When the meeting was opened to questions from property owners, one asked why water lines were not being replaced. “Over the last three years we have replaced three water mains. We are going to be changing out pipes,” he said.

The reason leaks keep appearing, Ellison said, is the method used to install them when Big Canoe was first developed. It was hard to blast through rock so the pipes were laid over the rock base without placing a cushioning layer of sand between the rock and pipe. Over the years the water fluctuation in the pipes moving with pressure and scraping against the rock wore holes in the pipe and split, Ellison explained.

Several property owners chastised the water company for not having an emergency plan in place for just such water outages. Ellison was asked several times why tanker trucks filled with water were not brought to the top of Sanderlin to fill tanks. He gave no answer but afterwards, when pushed for an answer, he said that could have been done earlier but wasn’t. Ellison said he expected to have every home with water sometime Thursday.

Water Problems Meeting 035
Water Co. Consultant Arnold Ellison holds a tree root with his fingers in the place the water
line was strangled by the tree growth. PHOTO BY JIM FRANCIS

“You gotta have a plan”

“Today you have a failure,” one disgruntled man said. “You gotta have a plan,” brought nods of agreement from the audience. The water department was criticized for not supplying gallon jugs and bottles of drinking water to those who have nearly lost count of the days of water outage, mainly the upper heights of Sanderlin.

Ellison told the meeting bottled water was at the water company office for those that needed it. That brought frustrated loud voices talking at once saying the community had not been told of this by the water company or the POA.

Fire department offers jugs of water

Thursday morning Fire Station 3 in the Village was filling gallon jugs of water and putting them outside the station for anyone to pick up. Again, this fact had not been communicated to the community. Bottles of drinking water were placed on the front porch of the water department building for those needing water. Finally, for the last ones to have their water restored the Big Canoe Fire Dept. took a truck of water and bottles of water to the Deer Run Ridge extension for resident pickup.
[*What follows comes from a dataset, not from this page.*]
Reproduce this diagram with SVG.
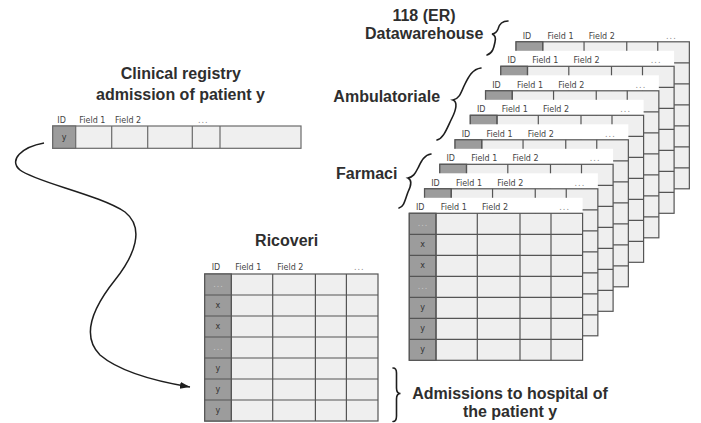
<svg xmlns="http://www.w3.org/2000/svg" xmlns:xlink="http://www.w3.org/1999/xlink" width="701" height="423" viewBox="0 0 701 423">
<style>
.title{font-family:"Liberation Sans",Arial,sans-serif;font-weight:bold;font-size:16px;fill:#2e2e2e;text-anchor:middle}
.ht{font-family:"DejaVu Sans",sans-serif;font-size:8px;fill:#444}
.dots{font-family:"DejaVu Sans",sans-serif;font-size:8px;fill:#888;letter-spacing:1px}
.ct{font-family:"DejaVu Sans",sans-serif;font-size:8px;fill:#333;text-anchor:middle}
.cd{font-family:"DejaVu Sans",sans-serif;font-size:8px;fill:#c8c8c8;text-anchor:middle;letter-spacing:1px}
.body{fill:#efefef;stroke:#555;stroke-width:1.2}
.idc{fill:#9c9c9c;stroke:#555;stroke-width:1.2}
.grid{fill:none;stroke:#555;stroke-width:1.2}
.strip{fill:#fff}
.brace{fill:none;stroke:#1e1e1e;stroke-width:1.6;stroke-linecap:round}
.conn{fill:none;stroke:#1e1e1e;stroke-width:1.5}
</style>
<defs>
<g id="tbody">
<rect class="body" x="0" y="0" width="173.3" height="147"/>
<rect class="idc" x="0" y="0" width="26.7" height="147"/>
<path class="grid" d="M26.7,0V147M68,0V147M110.7,0V147M141.7,0V147M0,21H173.3M0,42H173.3M0,63H173.3M0,84H173.3M0,105H173.3M0,126H173.3"/>
</g>
<marker id="arr" markerUnits="userSpaceOnUse" markerWidth="12" markerHeight="9" refX="10" refY="3.5" orient="auto">
<path d="M0,0L10,3.5L0,7z" fill="#1e1e1e"/>
</marker>
</defs>
<rect x="0" y="0" width="701" height="423" fill="#fff"/>

<!-- stacked datawarehouse tables, back to front -->
<g id="dw-table-8" transform="translate(516.05,41.8)">
<rect class="strip" x="0" y="-15.5" width="173.3" height="15.5"/>
<text class="ht" x="6.7" y="-3.3">ID</text><text class="ht" x="31.4" y="-3.3">Field 1</text><text class="ht" x="72.7" y="-3.3">Field 2</text><text class="dots" x="150" y="-3.3">...</text>
<use xlink:href="#tbody"/>
</g>
<g id="dw-table-7" transform="translate(500.8,66.3)">
<rect class="strip" x="0" y="-15.5" width="173.3" height="15.5"/>
<text class="ht" x="6.7" y="-3.3">ID</text><text class="ht" x="31.4" y="-3.3">Field 1</text><text class="ht" x="72.7" y="-3.3">Field 2</text><text class="dots" x="150" y="-3.3">...</text>
<use xlink:href="#tbody"/>
</g>
<g id="dw-table-6" transform="translate(485.55,90.8)">
<rect class="strip" x="0" y="-15.5" width="173.3" height="15.5"/>
<text class="ht" x="6.7" y="-3.3">ID</text><text class="ht" x="31.4" y="-3.3">Field 1</text><text class="ht" x="72.7" y="-3.3">Field 2</text><text class="dots" x="150" y="-3.3">...</text>
<use xlink:href="#tbody"/>
</g>
<g id="dw-table-5" transform="translate(470.3,115.3)">
<rect class="strip" x="0" y="-15.5" width="173.3" height="15.5"/>
<text class="ht" x="6.7" y="-3.3">ID</text><text class="ht" x="31.4" y="-3.3">Field 1</text><text class="ht" x="72.7" y="-3.3">Field 2</text><text class="dots" x="150" y="-3.3">...</text>
<use xlink:href="#tbody"/>
</g>
<g id="dw-table-4" transform="translate(455.05,139.8)">
<rect class="strip" x="0" y="-15.5" width="173.3" height="15.5"/>
<text class="ht" x="6.7" y="-3.3">ID</text><text class="ht" x="31.4" y="-3.3">Field 1</text><text class="ht" x="72.7" y="-3.3">Field 2</text><text class="dots" x="150" y="-3.3">...</text>
<use xlink:href="#tbody"/>
</g>
<g id="dw-table-3" transform="translate(439.8,164.3)">
<rect class="strip" x="0" y="-15.5" width="173.3" height="15.5"/>
<text class="ht" x="6.7" y="-3.3">ID</text><text class="ht" x="31.4" y="-3.3">Field 1</text><text class="ht" x="72.7" y="-3.3">Field 2</text><text class="dots" x="150" y="-3.3">...</text>
<use xlink:href="#tbody"/>
</g>
<g id="dw-table-2" transform="translate(424.55,188.8)">
<rect class="strip" x="0" y="-15.5" width="173.3" height="15.5"/>
<text class="ht" x="6.7" y="-3.3">ID</text><text class="ht" x="31.4" y="-3.3">Field 1</text><text class="ht" x="72.7" y="-3.3">Field 2</text><text class="dots" x="150" y="-3.3">...</text>
<use xlink:href="#tbody"/>
</g>
<g id="dw-table-1" transform="translate(409.3,213.3)">
<rect class="strip" x="0" y="-15.5" width="173.3" height="15.5"/>
<text class="ht" x="6.7" y="-3.3">ID</text><text class="ht" x="31.4" y="-3.3">Field 1</text><text class="ht" x="72.7" y="-3.3">Field 2</text><text class="dots" x="150" y="-3.3">...</text>
<use xlink:href="#tbody"/>
<text class="cd" x="13.8" y="13">...</text>
<text class="ct" x="13.3" y="34">x</text>
<text class="ct" x="13.3" y="55">x</text>
<text class="cd" x="13.8" y="76">...</text>
<text class="ct" x="13.3" y="97">y</text>
<text class="ct" x="13.3" y="118">y</text>
<text class="ct" x="13.3" y="139">y</text>
</g>

<!-- Ricoveri table -->
<g id="ricoveri" transform="translate(204.7,274)">
<text class="title" x="82" y="-28.3">Ricoveri</text>
<text class="ht" x="7" y="-4">ID</text><text class="ht" x="30.5" y="-4">Field 1</text><text class="ht" x="72.6" y="-4">Field 2</text><text class="dots" x="149.3" y="-4">...</text>
<use xlink:href="#tbody"/>
<text class="cd" x="13.8" y="13">...</text>
<text class="ct" x="13.3" y="34">x</text>
<text class="ct" x="13.3" y="55">x</text>
<text class="cd" x="13.8" y="76">...</text>
<text class="ct" x="13.3" y="97">y</text>
<text class="ct" x="13.3" y="118">y</text>
<text class="ct" x="13.3" y="139">y</text>
</g>

<!-- Clinical registry row -->
<g id="clinical-registry">
<text class="title" x="180.8" y="79.3">Clinical registry</text>
<text class="title" x="180.5" y="100">admission of patient y</text>
<text class="ht" x="57.3" y="122.5">ID</text><text class="ht" x="79.3" y="122.5">Field 1</text><text class="ht" x="115" y="122.5">Field 2</text><text class="dots" x="198" y="122.5">...</text>
<rect class="body" x="52.7" y="126" width="248.3" height="22.3" style="stroke:#6a6a6a"/>
<rect class="idc" x="52.7" y="126" width="23" height="22.3" style="stroke:#6a6a6a"/>
<path class="grid" style="stroke:#6a6a6a" d="M111.7,126V148.3M147.7,126V148.3M192.3,126V148.3M220,126V148.3"/>
<text class="ct" x="64.2" y="140">y</text>
</g>

<!-- labels -->
<g id="label-datawarehouse">
<text class="title" x="424" y="20.7">118 (ER)</text>
<text class="title" x="424.2" y="39">Datawarehouse</text>
</g>
<g id="label-ambulatoriale">
<text class="title" x="386.7" y="101.7">Ambulatoriale</text>
</g>
<g id="label-farmaci">
<text class="title" x="366.7" y="179.3">Farmaci</text>
</g>
<g id="label-admissions">
<text class="title" x="510" y="399.3">Admissions to hospital of</text>
<text class="title" x="510" y="417">the patient y</text>
</g>

<!-- braces -->
<g id="braces">
<path class="brace" d="M508,21C501,21 499,25 498,29C497,32 495,33.5 492,34C495,35 496,38 495,42C494,47 493,53 487,55"/>
<path class="brace" d="M481,68C472,69 468,78 464,86C461,93 459,99 453,100C458,102 456,110 452,118C447,128 444,138 437,140"/>
<path class="brace" d="M431,154C424,155 421,162 418,168C415,174 413,177 408,178C412,180 411,186 408,192C405,200 404,207 399,208"/>
<path class="brace" d="M393,368Q396.5,368 396.5,373V388Q396.5,393.5 400.5,393.5Q396.5,393.5 396.5,399V416Q396.5,421.5 393,421.5"/>
</g>

<!-- connectors -->
<g id="connectors">
<path class="conn" marker-end="url(#arr)" d="M44,143C22,147 8,160 20,170C35,182 100,195 125,212C145,228 135,255 115,280C95,305 80,335 100,355C120,372 160,382 190,387"/>
</g>
</svg>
Both Dawson and Pickens counties are aware of the fire danger in Big Canoe with no water in hydrants in large swaths of land. They are standing by with their trucks loaded with water and the Big Canoe Fire Dept. has three trucks filled to capacity at Station 3. Should there be another house fire during this drought period, Lt. Chip Rice, on duty, said about all they can do is try to keep a fire from spreading.